The Cameron Park case still leaves open why prosecutors say the victims were killed as witnesses to another crime.
SHINGLE SPRINGS, Calif. — The man charged with killing 29-year-old Marissa N. Divodi-Lessa and her young son, Josiah, has admitted the crimes, turning a long-running El Dorado County homicide case toward sentencing and renewed questions about motive.
For months, the public record described the victims mostly through charges, timelines and special allegations. The guilty plea by Darin McFarlin, 47, means there will be no trial to decide whether he shot them. But it does not answer every question raised by prosecutors, who have said the mother and child were killed because they were witnesses to a crime. That claim remains central to the case and still only partly explained in court.
Divodi-Lessa died at the Cameron Park house on the night of Aug. 21, 2025, when deputies arrived after a shooting report around 9 p.m. Josiah, identified in family tributes as “JoJo,” was rushed to a hospital and later died. Another child at the home survived physically unharmed. In the first days after the killings, deputies identified McFarlin, then a Cal Fire captain, as a person of interest and detained him in Mono County shortly after midnight. The speed of that detention gave the case an immediate urgency, but the emotional center remained fixed on a mother and second-grade boy whose names spread first through local grief and only later through court filings.

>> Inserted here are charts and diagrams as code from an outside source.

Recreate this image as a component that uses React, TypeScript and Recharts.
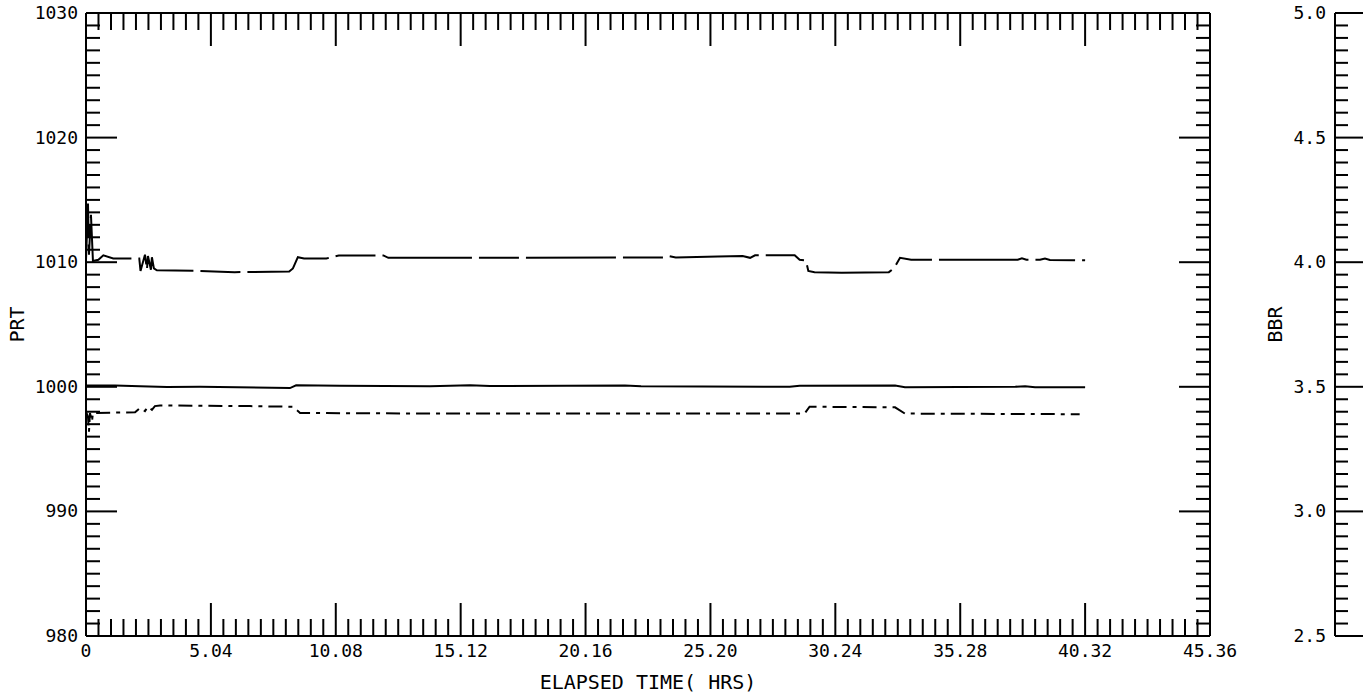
import { LineChart, Line, XAxis, YAxis, Label } from "recharts";

// elapsed time (hrs) / value pairs
const upperTime = [0, 0.08, 0.12, 0.2, 0.28, 0.5, 0.7, 1.1, 2.15, 2.2, 2.38, 2.46, 2.5, 2.62, 2.66, 2.74, 2.86, 4.5, 6.0, 8.2, 8.35, 8.55, 8.8, 9.7, 10.2, 12.0, 12.2, 23.3, 23.5, 23.8, 25.5, 26.5, 26.8, 27.0, 28.6, 28.8, 29.05, 29.15, 29.4, 30.5, 32.4, 32.6, 32.85, 33.3, 37.6, 37.77, 37.95, 38.5, 38.7, 38.9, 40.32];
const upperPrt = [1010.2, 1014.7, 1010.6, 1013.8, 1010.1, 1010.2, 1010.55, 1010.3, 1010.3, 1009.3, 1010.6, 1009.4, 1010.5, 1009.4, 1010.4, 1009.5, 1009.35, 1009.3, 1009.2, 1009.25, 1009.5, 1010.4, 1010.3, 1010.3, 1010.54, 1010.54, 1010.35, 1010.38, 1010.5, 1010.38, 1010.45, 1010.5, 1010.35, 1010.55, 1010.56, 1010.2, 1010.15, 1009.3, 1009.2, 1009.15, 1009.2, 1009.5, 1010.35, 1010.2, 1010.2, 1010.32, 1010.2, 1010.2, 1010.3, 1010.18, 1010.15];

const middleTime = [0, 1.17, 2.18, 3.27, 4.6, 8.23, 8.48, 10.25, 13.88, 15.5, 16.3, 21.75, 22.4, 28.4, 28.8, 32.65, 33.05, 37.5, 37.9, 38.3, 40.32];
const middlePrt = [1000.1, 1000.1, 1000.04, 999.98, 1000.0, 999.9, 1000.12, 1000.08, 1000.05, 1000.12, 1000.06, 1000.1, 1000.05, 1000.0, 1000.08, 1000.1, 999.97, 1000.0, 1000.05, 999.97, 999.97];

const lowerTime = [0, 0.08, 0.12, 0.16, 0.24, 0.28, 1.98, 2.18, 2.38, 2.5, 2.66, 2.78, 2.99, 6.62, 8.35, 8.64, 14.7, 29.0, 29.2, 32.65, 33.05, 40.1];
const lowerPrt = [998.0, 997.6, 996.4, 997.9, 997.2, 997.9, 997.95, 998.3, 998.05, 998.4, 998.15, 998.45, 998.5, 998.45, 998.4, 997.9, 997.85, 997.85, 998.4, 998.35, 997.85, 997.8];

const xMajorLabels = ["0", "5.04", "10.08", "15.12", "20.16", "25.20", "30.24", "35.28", "40.32", "45.36"];
const prtMajorLabels = ["980", "990", "1000", "1010", "1020", "1030"];
const bbrMajorLabels = ["2.5", "3.0", "3.5", "4.0", "4.5", "5.0"];

const X_STEP = 0.504;
const xTicks = Array.from({ length: 91 }, (_, i) => +(i * X_STEP).toFixed(3));
const prtTicks = Array.from({ length: 51 }, (_, i) => 980 + i);
const bbrTicks = Array.from({ length: 51 }, (_, i) => +(2.5 + i * 0.05).toFixed(2));

const toRows = (ts: number[], vs: number[]) => ts.map((t, i) => ({ t, v: vs[i] }));
const upperData = toRows(upperTime, upperPrt);
const middleData = toRows(middleTime, middlePrt);
const lowerData = toRows(lowerTime, lowerPrt);

const FONT = "'DejaVu Sans Mono', monospace";
const INK = "#000";

const BottomTick = (p: any) => {
  const i = Math.round(p.payload.value / X_STEP);
  const major = i % 10 === 0;
  return (
    <g>
      <line x1={p.x} x2={p.x} y1={p.y} y2={p.y - (major ? 33 : 17)} stroke={INK} strokeWidth={2} />
      {major && (
        <text x={p.x} y={p.y + 21} textAnchor="middle" fontFamily={FONT} fontSize={18} fill={INK}>
          {xMajorLabels[i / 10]}
        </text>
      )}
    </g>
  );
};

const TopTick = (p: any) => {
  const i = Math.round(p.payload.value / X_STEP);
  const major = i % 10 === 0;
  return <line x1={p.x} x2={p.x} y1={p.y} y2={p.y + (major ? 33 : 17)} stroke={INK} strokeWidth={2} />;
};

const LeftTick = (p: any) => {
  const i = Math.round(p.payload.value - 980);
  const major = i % 10 === 0;
  return (
    <g>
      <line x1={p.x} x2={p.x + (major ? 31 : 14)} y1={p.y} y2={p.y} stroke={INK} strokeWidth={2} />
      {major && (
        <text x={p.x - 8} y={p.y + 6} textAnchor="end" fontFamily={FONT} fontSize={18} fill={INK}>
          {prtMajorLabels[i / 10]}
        </text>
      )}
    </g>
  );
};

const RightTick = (p: any) => {
  const i = Math.round(p.payload.value - 980);
  const major = i % 10 === 0;
  return <line x1={p.x} x2={p.x - (major ? 31 : 14)} y1={p.y} y2={p.y} stroke={INK} strokeWidth={2} />;
};

const BbrTick = (p: any) => {
  const i = Math.round((p.payload.value - 2.5) / 0.05);
  const major = i % 10 === 0;
  return (
    <g>
      <line x1={p.x} x2={p.x + (major ? 28 : 13)} y1={p.y} y2={p.y} stroke={INK} strokeWidth={2} />
      {major && (
        <text x={p.x - 9} y={p.y + 6} textAnchor="end" fontFamily={FONT} fontSize={18} fill={INK}>
          {bbrMajorLabels[i / 10]}
        </text>
      )}
    </g>
  );
};

const axisLine = { stroke: INK, strokeWidth: 2 };

export default function App() {
  return (
    <div style={{ position: "absolute", left: 0, top: 0, background: "#fff" }}>
      <LineChart width={1370} height={695} margin={{ top: 12, right: 0, bottom: 0, left: 0 }}>
        <XAxis
          xAxisId="b"
          dataKey="t"
          type="number"
          domain={[0, 45.36]}
          ticks={xTicks}
          interval={0}
          tickSize={0}
          tickMargin={0}
          height={59}
          axisLine={axisLine}
          tickLine={false}
          tick={BottomTick}
          allowDataOverflow
        >
          <Label
            content={(lp: any) => (
              <text
                x={lp.viewBox.x + lp.viewBox.width / 2}
                y={lp.viewBox.y + 53}
                textAnchor="middle"
                fontFamily={FONT}
                fontSize={20}
                fill={INK}
              >
                ELAPSED TIME( HRS)
              </text>
            )}
          />
        </XAxis>
        <XAxis
          xAxisId="top"
          orientation="top"
          dataKey="t"
          type="number"
          domain={[0, 45.36]}
          ticks={xTicks}
          interval={0}
          tickSize={0}
          tickMargin={0}
          height={1}
          axisLine={axisLine}
          tickLine={false}
          tick={TopTick}
          allowDataOverflow
        />
        <YAxis
          yAxisId="l"
          type="number"
          domain={[980, 1030]}
          ticks={prtTicks}
          interval={0}
          tickSize={0}
          tickMargin={0}
          width={86}
          axisLine={axisLine}
          tickLine={false}
          tick={LeftTick}
          allowDataOverflow
        >
          <Label
            content={(lp: any) => {
              const cx = lp.viewBox.x + 17;
              const cy = lp.viewBox.y + lp.viewBox.height / 2;
              return (
                <text x={cx} y={cy} transform={`rotate(-90 ${cx} ${cy})`} textAnchor="middle" dominantBaseline="central" fontFamily={FONT} fontSize={20} fill={INK}>
                  PRT
                </text>
              );
            }}
          />
        </YAxis>
        <YAxis
          yAxisId="r1"
          orientation="right"
          type="number"
          domain={[980, 1030]}
          ticks={prtTicks}
          interval={0}
          tickSize={0}
          tickMargin={0}
          width={125}
          axisLine={axisLine}
          tickLine={false}
          tick={RightTick}
          allowDataOverflow
        >
          <Label
            content={(lp: any) => {
              const cx = lp.viewBox.x + 65;
              const cy = lp.viewBox.y + lp.viewBox.height / 2;
              return (
                <text x={cx} y={cy} transform={`rotate(-90 ${cx} ${cy})`} textAnchor="middle" dominantBaseline="central" fontFamily={FONT} fontSize={20} fill={INK}>
                  BBR
                </text>
              );
            }}
          />
        </YAxis>
        <YAxis
          yAxisId="r2"
          orientation="right"
          type="number"
          domain={[2.5, 5]}
          ticks={bbrTicks}
          interval={0}
          tickSize={0}
          tickMargin={0}
          width={35}
          axisLine={axisLine}
          tickLine={false}
          tick={BbrTick}
          allowDataOverflow
        />
        <Line
          data={upperData}
          xAxisId="b"
          yAxisId="l"
          dataKey="v"
          type="linear"
          stroke={INK}
          strokeWidth={2}
          strokeDasharray="90 7 40 7"
          dot={false}
          isAnimationActive={false}
        />
        <Line
          data={middleData}
          xAxisId="top"
          yAxisId="r1"
          dataKey="v"
          type="linear"
          stroke={INK}
          strokeWidth={2}
          dot={false}
          isAnimationActive={false}
        />
        <Line
          data={lowerData}
          xAxisId="b"
          yAxisId="l"
          dataKey="v"
          type="linear"
          stroke={INK}
          strokeWidth={2}
          strokeDasharray="14 6 4 6"
          dot={false}
          isAnimationActive={false}
        />
      </LineChart>
    </div>
  );
}
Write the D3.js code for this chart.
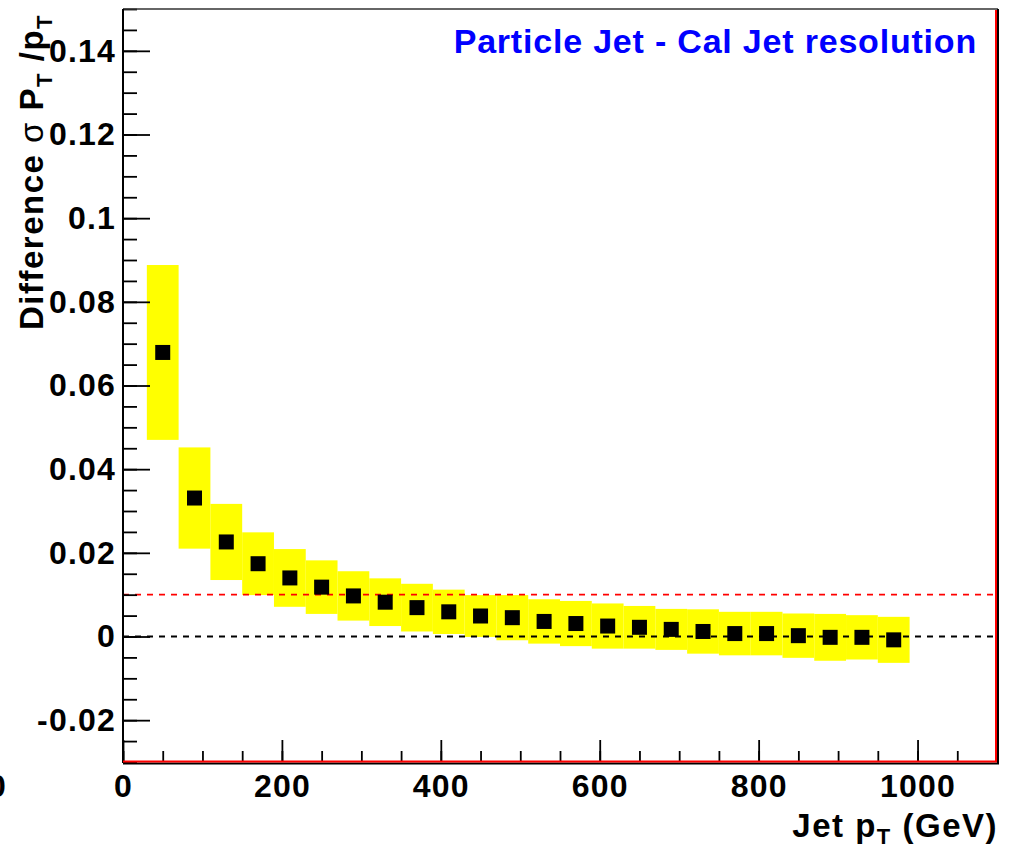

As prosecutors built the case, the paperwork widened well beyond two homicide counts. McFarlin was accused of first-degree murder, attempted murder of the surviving child, felony child abuse and injuring Divodi-Lessa before her death. The complaint said he inflicted corporal injury in a bedroom, that she then used a cellphone, and that he later obtained a gun and shot her in the dining room. Prosecutors also added special allegations that he committed multiple murders and killed the victims to stop their testimony. McFarlin has now pleaded guilty to the murders and, prosecutors say, to the attempted murder and child abuse counts as well. What the public still does not know is what underlying crime the victims allegedly witnessed or how investigators tied that theory together.
The family loss unfolded inside a broader week of public danger. The Coyote Fire in El Dorado County had burned roughly 624 acres and brought a major firefighting response, with more than 1,000 personnel reported on the line as crews worked through evacuation warnings and rough terrain. McFarlin served in Cal Fire’s Amador-El Dorado unit, making the case especially jarring to residents who knew the agency as a frontline emergency force. The same regional system that was mobilizing to protect homes from wildfire was suddenly confronting allegations that one of its own had committed violence inside a home. That contrast gave the case staying power far beyond the county courthouse.
There was also a hard legal reason to watch the case closely. The early complaint said the special-circumstance allegations could lead to death or life in prison without parole if McFarlin were convicted. His plea removed the need for a jury trial and likely spared the surviving child, investigators and family members from extended courtroom testimony about the shootings. Sentencing is set for April 13, 2026, and that hearing now becomes the next chance for the court to lay out the penalty and perhaps the factual basis in fuller detail. Until then, one of the case’s sharpest accusations remains partly sealed in plain sight: prosecutors have described a witness-elimination killing without publicly naming the crime that made the victims witnesses.
The public memory of the case has never rested only on the defendant’s job title. Family descriptions of Divodi-Lessa as a devoted mother and of Josiah as a loved school-age child gave the story a shape that legal language cannot. That is one reason the case still feels larger than a plea entry on a docket. It is about a household broken in minutes, a surviving child whose experience is largely hidden by necessary privacy, and a community left to match intimate loss with formal court language. In that space, the plea resolves guilt but not grief, and not every part of the record feels finished.
McFarlin now awaits sentencing on April 13, 2026, after admitting guilt in the killings and related charges. The next public test will be whether the hearing adds facts that the plea itself did not: the motive, the sequence and the full account of what happened inside the home.
Author note: Last updated April 9, 2026.